Out of curiosity I filled out another and another untill i had 5 cards with total credit of £14,000. I had a loan of £3000 and 2 car finances totalling, £28,000... all of which could have been stopped with half a seconds effort on part of companies concerned.

It is a ludicrous situation made worse by the fact that not only did my reversed name not exhist but my real name did not exhist 5 years ago and i have been on benefits for that time. How could this possibly happen? This is also even more unbelievable when you read my name and it's said with the first and last name reversed.

Bob Balser
The man said he was having to live on £64-65 a week. I understood that anyone on benefit now should have a "living wage" £102 single, £155 for a couple.

Charlotte Harding
I have no debts because my husband and I sold two houses, bought one and paid everything off.

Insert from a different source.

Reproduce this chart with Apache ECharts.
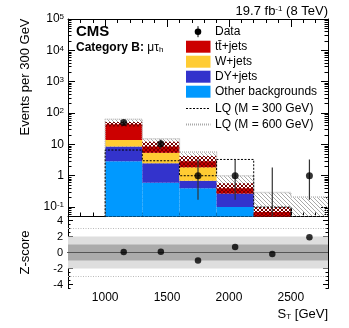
<!DOCTYPE html>
<html>
<head>
<meta charset="utf-8">
<script src="https://cdn.jsdelivr.net/npm/echarts@6/dist/echarts.min.js"></script>
<style>
html, body { margin: 0; padding: 0; background: #fff; }
#chart { width: 349px; height: 328px; }
</style>
</head>
<body>
<div id="chart"></div>
<script>
// bin edges of S_T (GeV)
const edges = [1000, 1300, 1600, 1900, 2200, 2500, 2800]
// backgrounds, events per bin, stacked bottom -> top
const other = [2.9, 0.6, 0.40, 0.10, 0, 0]
const dyJets = [5.6, 1.9, 0.29, 0.17, 0, 0]
const wJets = [5.4, 2.9, 1.16, 0, 0, 0]
const ttJets = [30, 3.1, 1.05, 0.13, 0.07, 0]
// background uncertainty band
const bandLow = [37, 5.4, 1.85, 0.27, 0.04, 0]
const bandHigh = [52, 12.1, 4.25, 0.57, 0.1, 0]
// signal
const lq300 = [6.6, 3.0, 1.0, 3.3, 0.1, 0.02]
const lq600 = [63, 15.2, 5.7, 1.0, 0.29, 0.21]
// observed
const obs = [50, 10.5, 1, 1, 0, 1]
const obsLow = [43, 7.3, 0.17, 0.17, 0, 0.17]
const obsHigh = [57, 14.3, 3.3, 3.3, 1.84, 3.3]
const zScore = [0.05, 0.1, -1.0, 0.7, -0.2, 1.9]
// ticks
const xTicks = [1000, 1500, 2000, 2500]
const yTicks = [0.1, 1, 10, 100, 1000, 10000, 100000]
const zTicks = [-4, -2, 0, 2, 4]
const zBands = [2, 1]
const zLines = [3, -3]

const FONT = '"Liberation Sans", Arial, sans-serif'
const colors = {tt: '#cc0000', w: '#ffcc33', dy: '#3333cc', other: '#0099ff'}

const xMinor = []
for (let v = 800; v < 2800; v += 100) xMinor.push(v)
const yMinor = []
for (let e = -2; e < 5; e++) {
  for (let k = 2; k < 10; k++) {
    const v = k * Math.pow(10, e)
    if (v > 0.05 && v < 1e5) yMinor.push(v)
  }
}
const zMinor = []
for (let v = -4.5; v <= 4.5; v += 0.5) zMinor.push(v)

const centers = edges.slice(0, -1).map((e, i) => (e + edges[i + 1]) / 2)

// small pixel patterns for hatched fills
function pattern(size, pix, color) {
  const c = document.createElement('canvas')
  c.width = c.height = size
  const g = c.getContext('2d')
  g.fillStyle = color
  pix.forEach(p => g.fillRect(p[0], p[1], 1, 1))
  return {image: c, repeat: 'repeat'}
}
const greyHatch = pattern(4, [[0, 0], [1, 1], [2, 2], [3, 3]], '#a9a9a9')
const redHatch = pattern(4, [[0, 0], [1, 1], [2, 2], [3, 3], [3, 0], [2, 1], [1, 2], [0, 3]], '#7a0000')

function rect(api, x0, x1, lo, hi, style) {
  const a = api.coord([x0, hi])
  const b = api.coord([x1, lo])
  return {type: 'rect', shape: {x: a[0], y: a[1], width: b[0] - a[0], height: b[1] - a[1]}, style: style}
}

function boxSeries(lows, highs, style, z) {
  const items = []
  lows.forEach((lo, i) => {
    if (highs[i] > lo) items.push([edges[i], edges[i + 1], Math.max(lo, 1e-3), highs[i]])
  })
  return {
    type: 'custom', xAxisIndex: 0, yAxisIndex: 0, clip: true, z: z,
    encode: {x: [0, 1], y: 3},
    data: items,
    renderItem: (params, api) => rect(api, api.value(0), api.value(1), api.value(2), api.value(3), style)
  }
}

// stacking
const stackList = [[other, colors.other], [dyJets, colors.dy], [wJets, colors.w], [ttJets, colors.tt]]
let base = edges.slice(0, -1).map(() => 0)
const stackSeries = stackList.map(([vals, col]) => {
  const top = base.map((b, i) => b + vals[i])
  const s = boxSeries(base, top, {fill: col}, 2)
  base = top
  return s
})

function stepData(vals) {
  const d = [[edges[0], 1e-3]]
  vals.forEach((v, i) => d.push([edges[i], v]))
  d.push([edges[edges.length - 1], vals[vals.length - 1]])
  return d
}

function xAxisSet(grid, labels, majorLen, minorLen) {
  const base = {type: 'value', gridIndex: grid, min: 700, max: 2800, splitLine: {show: false}}
  const line = {show: true, lineStyle: {color: '#000', width: 1}}
  const major = {inside: true, customValues: xTicks, length: majorLen, lineStyle: {color: '#000'}}
  const minor = {inside: true, customValues: xMinor, length: minorLen, lineStyle: {color: '#000'}}
  const lab = labels
    ? {customValues: xTicks, fontSize: 12, color: '#000', margin: 3, fontFamily: FONT, formatter: v => String(v)}
    : {show: false}
  return [
    {...base, position: 'bottom', axisLine: line, axisTick: major, axisLabel: lab},
    {...base, position: 'bottom', axisLine: {show: false}, axisTick: minor, axisLabel: {show: false}},
    {...base, position: 'top', axisLine: line, axisTick: major, axisLabel: {show: false}},
    {...base, position: 'top', axisLine: {show: false}, axisTick: minor, axisLabel: {show: false}}
  ]
}

function yAxisSet(grid, base, majors, minors, lab, majorLen, minorLen) {
  const line = {show: true, lineStyle: {color: '#000', width: 1}}
  const major = {inside: true, customValues: majors, length: majorLen, lineStyle: {color: '#000'}}
  const minor = {inside: true, customValues: minors, length: minorLen, lineStyle: {color: '#000'}}
  base = {...base, gridIndex: grid, splitLine: {show: false}}
  return [
    {...base, position: 'left', axisLine: line, axisTick: major, axisLabel: lab},
    {...base, position: 'left', axisLine: {show: false}, axisTick: minor, axisLabel: {show: false}},
    {...base, position: 'right', axisLine: line, axisTick: major, axisLabel: {show: false}},
    {...base, position: 'right', axisLine: {show: false}, axisTick: minor, axisLabel: {show: false}}
  ]
}

const logLabel = {
  customValues: yTicks, fontSize: 12, color: '#000', margin: 4, fontFamily: FONT,
  formatter: v => {
    const e = Math.round(Math.log10(v))
    if (e === 0) return '1'
    if (e === 1) return '10'
    return '10{sup|' + e + '}'
  },
  rich: {sup: {fontSize: 8, verticalAlign: 'top', fontFamily: FONT, color: '#000'}}
}
const zLabel = {customValues: zTicks, fontSize: 11, color: '#000', margin: 5, fontFamily: FONT}

const legendRows = [31.7, 46.7, 61.7, 76.7, 91.7, 108.5, 124.5]
const legendItems = [
  {label: 'Data', kind: 'data'},
  {label: 'tt\u0304+jets', kind: 'box', color: colors.tt},
  {label: 'W+jets', kind: 'box', color: colors.w},
  {label: 'DY+jets', kind: 'box', color: colors.dy},
  {label: 'Other backgrounds', kind: 'box', color: colors.other},
  {label: 'LQ (M = 300 GeV)', kind: 'dash'},
  {label: 'LQ (M = 600 GeV)', kind: 'dot'}
]
const legendGraphic = []
legendItems.forEach((it, i) => {
  const y = legendRows[i]
  if (it.kind === 'data') {
    legendGraphic.push({type: 'line', shape: {x1: 198, y1: y - 5.5, x2: 198, y2: y + 5.5}, style: {stroke: '#000', lineWidth: 1}})
    legendGraphic.push({type: 'circle', shape: {cx: 198, cy: y, r: 3.3}, style: {fill: '#000'}})
  } else if (it.kind === 'box') {
    legendGraphic.push({type: 'rect', shape: {x: 186, y: y - 6, width: 24.5, height: 12}, style: {fill: it.color}})
  } else if (it.kind === 'dash') {
    legendGraphic.push({type: 'line', shape: {x1: 186, y1: y, x2: 210.5, y2: y}, style: {stroke: '#000', lineWidth: 1, lineDash: [2, 1.5]}})
  } else {
    legendGraphic.push({type: 'line', shape: {x1: 186, y1: y, x2: 210.5, y2: y}, style: {stroke: '#aaa', lineWidth: 2, lineDash: [1, 1]}})
  }
  legendGraphic.push({type: 'text', x: 215, y: y, style: {text: it.label, fontSize: 12, fontFamily: FONT, fill: '#000', verticalAlign: 'middle'}})
})

const chart = echarts.init(document.getElementById('chart'))
const option = {
  animation: false,
  backgroundColor: '#fff',
  grid: [
    {left: 68, top: 19, width: 260, height: 197.5},
    {left: 68, top: 216.5, width: 260, height: 72}
  ],
  xAxis: [...xAxisSet(0, false, 8, 4), ...xAxisSet(1, true, 6, 3.5)],
  yAxis: [
    ...yAxisSet(0, {type: 'log', logBase: 10, min: 0.05, max: 1e5}, yTicks, yMinor, logLabel, 7, 3.5),
    ...yAxisSet(1, {type: 'value', min: -4.5, max: 4.5}, zTicks, zMinor, zLabel, 5, 2.5)
  ],
  graphic: [
    {type: 'text', x: 328, y: 11, style: {text: '19.7 fb{sup|-1} (8 TeV)', fontSize: 13, fontFamily: FONT, fill: '#000', align: 'right', verticalAlign: 'middle', rich: {sup: {fontSize: 8, verticalAlign: 'top', fontFamily: FONT}}}},
    {type: 'text', x: 76, y: 32, style: {text: 'CMS', fontSize: 15, fontWeight: 'bold', fontFamily: FONT, fill: '#000', verticalAlign: 'middle'}},
    {type: 'text', x: 76, y: 47.5, style: {text: '{b|Category B:} {g|\u03bc\u03c4}{s|h}', fontFamily: FONT, fill: '#000', verticalAlign: 'middle', rich: {b: {fontSize: 12, fontWeight: 'bold', fontFamily: FONT}, g: {fontSize: 12, fontFamily: FONT}, s: {fontSize: 8, verticalAlign: 'bottom', fontFamily: FONT}}}},
    {type: 'text', x: 25, y: 77, rotation: Math.PI / 2, style: {text: 'Events per 300 GeV', fontSize: 13, fontFamily: FONT, fill: '#000', align: 'center', verticalAlign: 'middle'}},
    {type: 'text', x: 25, y: 252.5, rotation: Math.PI / 2, style: {text: 'Z-score', fontSize: 13, fontFamily: FONT, fill: '#000', align: 'center', verticalAlign: 'middle'}},
    {type: 'text', x: 328, y: 314, style: {text: 'S{sub|T} [GeV]', fontSize: 13, fontFamily: FONT, fill: '#000', align: 'right', verticalAlign: 'middle', rich: {sub: {fontSize: 8, verticalAlign: 'bottom', fontFamily: FONT}}}},
    ...legendGraphic
  ],
  series: [
    boxSeries(lq600.map(() => 0), lq600, {fill: greyHatch}, 1),
    ...stackSeries,
    boxSeries(bandLow, bandHigh, {fill: redHatch}, 3),
    {
      type: 'line', xAxisIndex: 0, yAxisIndex: 0, step: 'end', symbol: 'none', z: 4,
      data: stepData(lq600),
      lineStyle: {color: '#bbb', width: 1.5, type: [1, 1]}
    },
    {
      type: 'line', xAxisIndex: 0, yAxisIndex: 0, step: 'end', symbol: 'none', z: 4,
      data: stepData(lq300),
      lineStyle: {color: '#000', width: 1, type: [2, 1.5]}
    },
    {
      type: 'custom', xAxisIndex: 0, yAxisIndex: 0, clip: true, z: 5,
      data: centers.map((c, i) => [c, Math.max(obsLow[i], 1e-3), obsHigh[i]]),
      encode: {x: 0, y: 2},
      renderItem: (params, api) => {
        const a = api.coord([api.value(0), api.value(1)])
        const b = api.coord([api.value(0), api.value(2)])
        return {type: 'line', shape: {x1: a[0], y1: a[1], x2: b[0], y2: b[1]}, style: {stroke: '#333', lineWidth: 1.2}}
      }
    },
    {
      type: 'scatter', xAxisIndex: 0, yAxisIndex: 0, z: 6, symbolSize: 7,
      itemStyle: {color: '#000'},
      data: centers.map((c, i) => [c, obs[i]]).filter(d => d[1] > 0)
    },
    ...zBands.map((b, k) => ({
      type: 'custom', xAxisIndex: 4, yAxisIndex: 4, clip: true, z: 1,
      data: [[700, 2800, -b, b]],
      encode: {x: [0, 1], y: [2, 3]},
      renderItem: (params, api) => rect(api, api.value(0), api.value(1), api.value(2), api.value(3), {fill: k === 0 ? '#dedede' : '#ababab'})
    })),
    {
      type: 'line', xAxisIndex: 4, yAxisIndex: 4, symbol: 'none', z: 2,
      data: [[700, 0], [2800, 0]],
      lineStyle: {color: '#555', width: 1.2}
    },
    ...zLines.map(v => ({
      type: 'line', xAxisIndex: 4, yAxisIndex: 4, symbol: 'none', z: 2,
      data: [[700, v], [2800, v]],
      lineStyle: {color: '#bbb', width: 1, type: [1, 1.5]}
    })),
    {
      type: 'scatter', xAxisIndex: 4, yAxisIndex: 4, z: 6, symbolSize: 6.5,
      itemStyle: {color: '#000'},
      data: centers.map((c, i) => [c, zScore[i]])
    }
  ]
}
chart.setOption(option)
</script>
</body>
</html>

Now my bank, is calling me a poor risk because I have no debts and no credit cards. They won't offer me any special rates because they aren't guaranteed an interest income from me.

Wil Wig
I'm 20 years of age and have a full time job. Since i was 16 I have been given the opportunity to get more money than I own. Now, I have 3 credit cards which are all over the limit, I pay out what I can each month. But with the charges for late payments I find myself in a stalemate with the credit card companies.

Even still alomost every day I get more and more offers through the post and when I go into the bank to sort out my debt problems.

Something needs to be done, especially when the victim is someone of my age. Bad credit rating, ccjs will prevent me progressing throughout life, and it makes me depressed.

If you don't have it then don't spend it, it's as simple as that. If you are going to take out a loan then make sure you have means of paying it back. Nothing comes for free.

Martin Pittaway
Bankruptcy does not wipe the slate clean. I went bankrupt for just £5,000. I was allowed to keep the family home because I have a wife and 3 children. 10 years on I had to remortgage the family home to pay back £15,000.

That is not wiping the slate clean. If I had been able to borrow the £5000 even at loan shark interest rates I wouldn't have had to pay back £15,000 What's more, this only paid the trustees fees. None of it went to my creditors.